Atoms consist of protons, neutrons, and electrons. If those protons were just 0.2 percent more massive than they actually are, they would be unstable and would decay into simpler particles. Atoms wouldn’t exist; neither would we. If gravity were slightly more powerful, the consequences would be nearly as grave. A beefed-up gravitational force would compress stars more tightly, making them smaller, hotter, and denser. Rather than surviving for billions of years, stars would burn through their fuel in a few million years, sputtering out long before life had a chance to evolve. There are many such examples of the universe’s life-friendly properties – so many, in fact, that physicists can’t dismiss them all as mere accidents.“We have a lot of really, really strange coincidences, and all of these coincidences are such that they make life possible,” [Andrei] Linde says. Physicists don’t like coincidences. They like even less the notion that life is somehow central to the universe, and yet recent discoveries are forcing them to confront that very idea.… Call it a fluke, a mystery, a miracle. Or call it the biggest problem in physics. Short of invoking a benevolent creator, many physicists see only one possible explanation: Our universe may be but one of perhaps infinitely many universes in an inconceivably vast multiverse. Most of those universes are barren, but some, like ours, have conditions suitable for life.

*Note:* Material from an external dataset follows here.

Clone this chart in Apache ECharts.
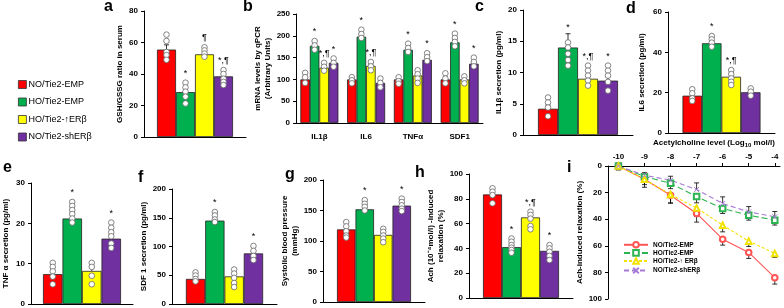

Creation provides the obvious explanation for why the universe is as it is, and implicitly physicists acknow- ledge that it is an option. In the name of science (as per the title of the article) they reject the explanation only because science’s materialist anti-God philosophy compels them to, even if the cost of so doing is to be left with ‘the biggest problem in physics’. Creation theory requires that the universe look like the product of a single designer, and it does. The only way to avoid the inference of creation is to swamp the universe we know with an infinite number of universes we don’t know, in an effort to dilute the improbabilities: to hypothesise a multitude of other universes that, unlike this one, do not bear the hallmarks of creation.